我们首先要把跳转的目的地推到 trap stack 上面，这样后面才可以通过 ret 调回去，这一步还是比较烦的。后面几步相对来说还是非常简单的，尤其是还给了详细的 hint。写这个汇编的时候，还是得对着 lab 说明里面画的那个 exception stack 结构来做，因为要算各种变量的偏移。

Exercise 4.11

因为这个用户是在用户态，所以说我们要申请内存的话就要用 syscall 了。这里要用到 sys_page_alloc 来申请一个 page 用来做异常栈。然后用 sys_env_set_pgfault_upcall 把我们刚刚用汇编写的 _pgfault_upcall 设置为当前进程的 page fault handler。另外，在用户态程序里面要找到当前进程，应该用 thisenv 而不是 curenv，顺手写了个 curenv 结果就编译错误了。

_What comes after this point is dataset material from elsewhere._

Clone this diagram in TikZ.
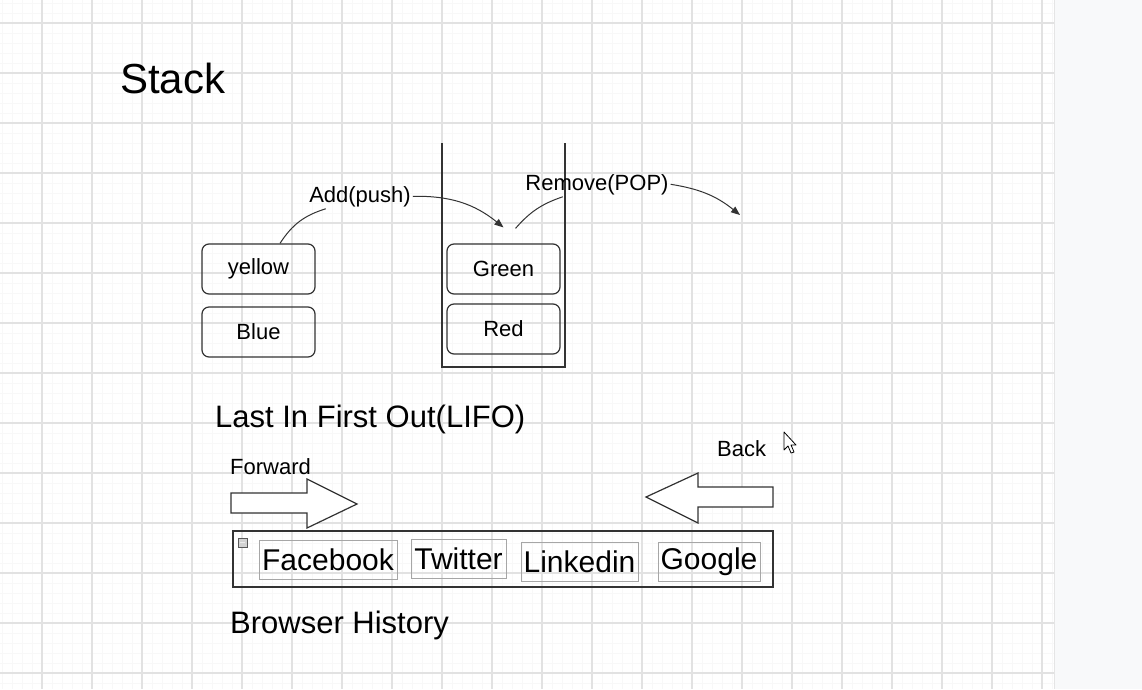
\documentclass[tikz,border=0pt]{standalone}
\usepackage{fontspec}
\setmainfont{Liberation Sans}
\usepackage{tikz}
\usetikzlibrary{positioning}
\usetikzlibrary{arrows.meta}
\usepackage{xcolor}
\definecolor{inkgray}{HTML}{333333}
\definecolor{gridmajor}{HTML}{E2E2E2}
\definecolor{gridminor}{HTML}{F8F8F8}
\definecolor{sidepanel}{HTML}{F8F9FA}
\newcommand\fsz[1]{\fontsize{#1}{#1}\selectfont}

\begin{document}
\begin{tikzpicture}[x=1pt, y=-1pt,
		card/.style={draw=inkgray, line width=1.2pt, rounded corners=7pt, minimum width=113pt, minimum height=50pt, inner sep=0pt, font=\fsz{22}},
		tab/.style={draw=gray!70, line width=0.8pt, minimum height=39pt, inner sep=0pt, font=\fsz{30}},
		lbl/.style={anchor=base, inner sep=2pt, font=\fsz{22}},
		link/.style={inkgray, line width=1pt},
		blockarrow/.style={draw=inkgray, line width=1.2pt, fill=white, line join=miter}]
	\useasboundingbox (0,0) rectangle (1142,689);
	% background grid
	\fill[white] (0,0) rectangle (1054,689);
	\foreach \x in {2,12,...,1052} \draw[gridminor, line width=0.8pt] (\x,0)--(\x,689);
	\foreach \y in {3,13,...,683} \draw[gridminor, line width=0.8pt] (0,\y)--(1054,\y);
	\foreach \x in {42,92,...,1042} \draw[gridmajor, line width=1.2pt] (\x,0)--(\x,689);
	\foreach \y in {23,73,...,673} \draw[gridmajor, line width=1.2pt] (0,\y)--(1054,\y);
	\fill[sidepanel] (1054,0) rectangle (1142,689);
	\draw[gray!20] (1054,0)--(1054,689);
	% stack
	\node[anchor=base west, inner sep=0pt, font=\fsz{42}] (title) at (120,93) {Stack};
	\draw[inkgray, line width=1.2pt] (442,143)--(442,367)--(565,367)--(565,143);
	\node[card] (yellow) at (258.5,269) {yellow};
	\node[card] (blue) at (258.5,332) {Blue};
	\node[card] (green) at (503.5,269) {Green};
	\node[card] (red) at (503.5,329) {Red};
	\node[lbl] (push) at (360,202) {Add(push)};
	\node[lbl] (pop) at (597,190) {Remove(POP)};
	\coordinate (popend) at (740,215);
	\draw[link] (yellow.50) to[bend left=20] (push.200);
	\draw[link, -{Triangle[length=9pt,width=7pt]}] (push.east) to[bend left=20] ([yshift=16pt]green.north);
	\draw[link] ([xshift=12pt,yshift=15pt]green.north) to[bend left=15] (pop.200);
	\draw[link, -{Triangle[length=9pt,width=7pt]}] (pop.east) to[bend left=15] (popend);
	\node[anchor=base west, inner sep=0pt, font=\fsz{31}] (lifo) at (215,427) {Last In First Out(LIFO)};
	% browser history
	\node[anchor=base west, inner sep=0pt, font=\fsz{22}] (forward) at (230,474) {Forward};
	\node[anchor=base west, inner sep=0pt, font=\fsz{22}] (back) at (717,456) {Back};
	\draw[blockarrow] (231,493)--(307,493)--(307,479)--(357,504)--(307,528)--(307,513)--(231,513)--cycle;
	\draw[blockarrow] (773,487)--(698,487)--(698,473)--(646,497)--(698,523)--(698,507)--(773,507)--cycle;
	\node[draw=inkgray, line width=1.2pt, minimum width=540pt, minimum height=56pt, inner sep=0pt] (history) at (503,559) {};
	\draw[gray!70!black, fill=gray!35] (238,538) rectangle (247,547);
	\draw[gray!15, line width=1pt] (240,542.5)--(245,542.5);
	\node[tab, minimum width=138pt] (facebook) at (328,559.5) {Facebook};
	\node[tab, minimum width=95pt] (twitter) at (458.5,559) {Twitter};
	\node[tab, minimum width=117pt] (linkedin) at (579.5,561.5) {Linkedin};
	\node[tab, minimum width=102pt] (google) at (709,562) {Google};
	\node[anchor=base west, inner sep=0pt, font=\fsz{31}] (caption) at (230,633) {Browser History};
	% mouse pointer
	\draw[black, fill=white, line width=0.8pt, line join=round] (784,432)--(784,450)--(788,446)--(791,453)--(794,452)--(791,445)--(796,445)--cycle;
\end{tikzpicture}
\end{document}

Exercise 4.8 的时候忘记把 sys_env_set_pgfault_upcall 加到 syscall() 的 switch 里面了，结果老是错，查了好久才发现。

Exercise 4.12

这题还是挺烦的，hint 少，然后又要写大段代码。

fork 首先参考 dumbfork，用 sys_exofork() 把子进程弄好，然后专心在父进程上设置子进程的页表。页表部分，一是把整个 < UTOP-PGSIZE 的部分做个 COW；二是开一个新的异常栈。
duppage
- 对于有 PTE_COW 或者有 PTE_W 的，我们要把自己和儿子对应的页表项都设置成 PTE_COW 且没有 PTE_W。因为无论是自己还是儿子都不应能够直接写那段地址，而是要先触发一次 page fault 再复制一份新的页。
- 对于两者都没有的，也就只读的页，就保持原有的权限就好了。
pgfault
- 错误类型在哪呢，找了一下才发现在 mmu.h 里面有 FEC_WR
- 三个 syscall 就是 sys_page_{alloc,map,unmap}

Exercise 4.13

怎么处理宏还是一个大问题，没找到优雅的方法。

Exercise 4.14

注意调用 lapic_eoi() 就好了。

Exercise 4.15

虽然是大段代码，但是大部分都是在检测非正常情况，而且有详细的说明。但是这里我调了好久，因为错的地方可能在前面。在多 CPU 的情况下，我的 primes 有时是对的有时是错的，我检查了过 Part C 的实现、检查了锁、检查了多核支持，最后发现是我的 sched_yield 写错了。

有个地方要注意一下，sys_ipc_try_send 的注释里面说：

The target environment is marked runnable again, returning 0 from the paused sys_ipc_recv system call. (Hint: does the sys_ipc_recv function ever actually return?)

这提醒了我们 sys_ipc_recv 并不会返回，而是要调用 sched_yield() 让出CPU。在让出CPU之前，要把 %eax 也就是返回值设置成0 （可以回过头看一下 trap_dispatch 里面处理 T_SYSCALL 的地方就明白了）。